As the first movie made after The Next Generation began airing on TV, Star Trek V: The Final Frontier had a lot to live up to. With two polarizing fanbases arguing over which captain is better, William Shatner chose to take on directing duties this time around to ensure the true “Trekkies” would stand proud with the original crew, even if they all look like they’re approaching retirement age.
Newly-demoted Captain James T. Kirk (William Shatner) commands the rebuilt and barely-functional Enterprise-A on a rescue mission to the peaceful planet of Nimbus III. It turns out to be a trap set by an over-emotional Vulcan (<–yes) named Sybok (Laurence Luckinbill), who is actually Spock’s (Leonard Nimoy’s) half-brother. Sybok takes over Kirk’s ship, uses the Vulcan mind-meld to brainwash most of the crew to his cause, and leads the Enterprise to the center of their galaxy to a place called Sha Ka Ree, where Sybok believes they will literally find God.
Star Trek V is a prime example that bad direction can kill a movie. (Sorry, William Shatner.) Even when there’s high amounts of action onscreen, the whole thing comes off as dull and lifeless. Not that the script did much to help. This is the shallowest Star Trek story they’ve told so far, with events unfolding in monotonous point-form beats with nary a thought towards adding any substance. It’s more like a throwaway episode you’d prefer to forget, but they wasted it on the first movie to try to steal the spotlight back from The Next Generation. There’s no real reason for Sybok to be Spock’s brother other than to get people’s attention. Having an emotionally-charged character have the same one-sided conversation with his emotionless brother again and again really just makes Spock look like he doesn’t care about anything. So how can we? And why a Vulcan would want to find a deity worshipped by Earth-dwellers is beyond me.
Internet searches say this movie was inspired by the televangelist movement of the 80’s. For a movie that’s trying to focus attention away from that “other” show, it seems like the supernatural — which, to be fair, turns out wasn’t the case due to its abrupt and pointless ending (no spoilers) — is entirely the wrong direction to go in. But regardless, the entire story, which for some reason must also involve Klingons trying to track down and destroy the Enterprise, feels like the least Star Treky adventure thus far. It’s not that there’s no good in this movie. It’s always nice to see the original crew together again. A nice family dynamic is even brought to their attention. Uhura’s (Nichelle Nichols’) exotic dance in the desert is still hot, even at her age. And there are some humorous bits, especially one involving Scotty (James Doohan) walking by himself in the ship. But Star Trek IV was the light-hearted refresher that followed two simultaneous dark entries. If this was intended to continue that momentum, they did it in the most mind-boggling way possible.
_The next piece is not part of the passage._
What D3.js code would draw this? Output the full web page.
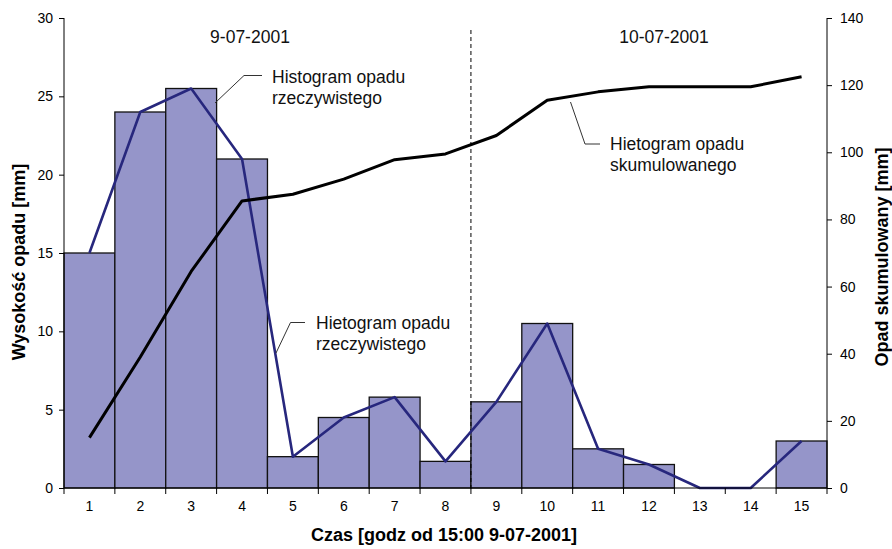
<!DOCTYPE html>
<html>
<head>
<meta charset="utf-8">
<script src="https://cdn.jsdelivr.net/npm/d3@7"></script>
<style>
  body { margin: 0; background: #fff; }
  svg text { font-family: Arial, "Liberation Sans", sans-serif; fill: #000; }
  .tick text { font-size: 14px; }
  .axis-title { font-size: 18px; font-weight: bold; }
  .note { font-size: 17.5px; fill: #111; }
</style>
</head>
<body>
<svg id="chart" width="892" height="549"></svg>
<script>
(function() {
    // hours after 15:00 9-07-2001
    var hours = ["1","2","3","4","5","6","7","8","9","10","11","12","13","14","15"];
    // rainfall per hour [mm]
    var rain = [15, 24, 25.5, 21, 2, 4.5, 5.8, 1.7, 5.5, 10.5, 2.5, 1.5, 0, 0, 3];
    // cumulative rainfall [mm]
    var cumulative = [15, 39, 64.5, 85.5, 87.5, 92, 97.8, 99.5, 105, 115.5, 118, 119.5, 119.5, 119.5, 122.5];
    var leftTicks = [0, 5, 10, 15, 20, 25, 30];
    var rightTicks = [0, 20, 40, 60, 80, 100, 120, 140];

    var left = 64, right = 827, top = 18, bottom = 488;
    const svg = d3.select("#chart");

    var x = d3.scaleBand().domain(hours).range([left, right]).padding(0);
    var y = d3.scaleLinear().domain([0, 30]).range([bottom, top]);
    var y2 = d3.scaleLinear().domain([0, 140]).range([bottom, top]);

    //bars
    svg.append("g")
        .selectAll("rect")
        .data(rain)
        .enter()
        .append("rect")
        .attr("x", (d, i) => x(hours[i]))
        .attr("y", (d) => y(d))
        .attr("width", x.bandwidth())
        .attr("height", (d) => bottom - y(d))
        .attr("fill", "#9595c9")
        .attr("stroke", "#111")
        .attr("stroke-width", 1.3);

    //day separator
    svg.append("line")
        .attr("x1", x("9")).attr("x2", x("9"))
        .attr("y1", 30).attr("y2", bottom)
        .attr("stroke", "#000")
        .attr("stroke-width", 1)
        .attr("stroke-dasharray", "4,3");

    var mid = (i) => x(hours[i]) + x.bandwidth() / 2;

    //hietogram line
    svg.append("path")
        .datum(rain)
        .attr("fill", "none")
        .attr("stroke", "#27277d")
        .attr("stroke-width", 2.6)
        .attr("stroke-linejoin", "round")
        .attr("d", d3.line().x((d, i) => mid(i)).y((d) => y(d)));

    //cumulative line
    svg.append("path")
        .datum(cumulative)
        .attr("fill", "none")
        .attr("stroke", "#000")
        .attr("stroke-width", 3)
        .attr("stroke-linejoin", "round")
        .attr("d", d3.line().x((d, i) => mid(i)).y((d) => y2(d)));

    //left axis
    svg.append("g")
        .attr("transform", `translate(${left},0)`)
        .call(d3.axisLeft(y).tickValues(leftTicks).tickSize(5).tickPadding(6))
        .call((g) => g.select(".domain").attr("d", `M0,${top}V${bottom}`));

    //right axis
    svg.append("g")
        .attr("transform", `translate(${right},0)`)
        .call(d3.axisRight(y2).tickValues(rightTicks).tickSize(5).tickPadding(8))
        .call((g) => g.select(".domain").attr("d", `M0,${top}V${bottom}`));

    //bottom axis: labels at centres, ticks at bar edges
    svg.append("g")
        .attr("transform", `translate(0,${bottom})`)
        .call(d3.axisBottom(x).tickSize(0).tickPadding(13))
        .call((g) => g.select(".domain").attr("d", `M${left},0H${right}`));

    svg.append("g")
        .selectAll("line")
        .data(hours.concat(["end"]))
        .enter()
        .append("line")
        .attr("x1", (d, i) => i < hours.length ? x(d) : right)
        .attr("x2", (d, i) => i < hours.length ? x(d) : right)
        .attr("y1", bottom).attr("y2", bottom + 6)
        .attr("stroke", "#000");

    svg.selectAll(".domain, .tick line").attr("stroke", "#000");

    //axis titles
    svg.append("text")
        .attr("class", "axis-title")
        .attr("x", 444).attr("y", 541)
        .attr("text-anchor", "middle")
        .text("Czas [godz od 15:00 9-07-2001]");

    svg.append("text")
        .attr("class", "axis-title")
        .attr("transform", "translate(25,262) rotate(-90)")
        .attr("text-anchor", "middle")
        .text("Wysokość opadu [mm]");

    svg.append("text")
        .attr("class", "axis-title")
        .attr("transform", "translate(888,257) rotate(-90)")
        .attr("text-anchor", "middle")
        .text("Opad skumulowany [mm]");

    //day labels
    svg.append("text").attr("class", "note").attr("x", 250).attr("y", 43)
        .attr("text-anchor", "middle").text("9-07-2001");
    svg.append("text").attr("class", "note").attr("x", 664).attr("y", 43)
        .attr("text-anchor", "middle").text("10-07-2001");

    //annotations with leader lines
    var notes = [
        {lines: ["Histogram opadu", "rzeczywistego"], tx: 272, ty: 83, path: "M262,75.5H244L215,103"},
        {lines: ["Hietogram opadu", "rzeczywistego"], tx: 316, ty: 329, path: "M305,322.5H290.5L276,353"},
        {lines: ["Hietogram opadu", "skumulowanego"], tx: 610, ty: 150, path: "M600,144H585L570.5,102"}
    ];
    notes.forEach((n) => {
        svg.append("path")
            .attr("d", n.path)
            .attr("fill", "none")
            .attr("stroke", "#333")
            .attr("stroke-width", 1);
        var t = svg.append("text").attr("class", "note").attr("x", n.tx).attr("y", n.ty);
        n.lines.forEach((l, i) => {
            t.append("tspan").attr("x", n.tx).attr("dy", i == 0 ? 0 : 21).text(l);
        });
    });
})();
</script>
</body>
</html>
“What does God need with a starship?” Boy, what a question. There are no permanent changes in this movie like in certain previous entries, so when the whole thing’s finished, you feel like you didn’t really watch anything. One could easily skip this entry and go right to Star Trek VI. But if you’re a purist, you’re going to have to put up with this entry for a couple of hours. Just don’t expect anything — and I mean anything — even remotely significant, memorable, or “spiritual”.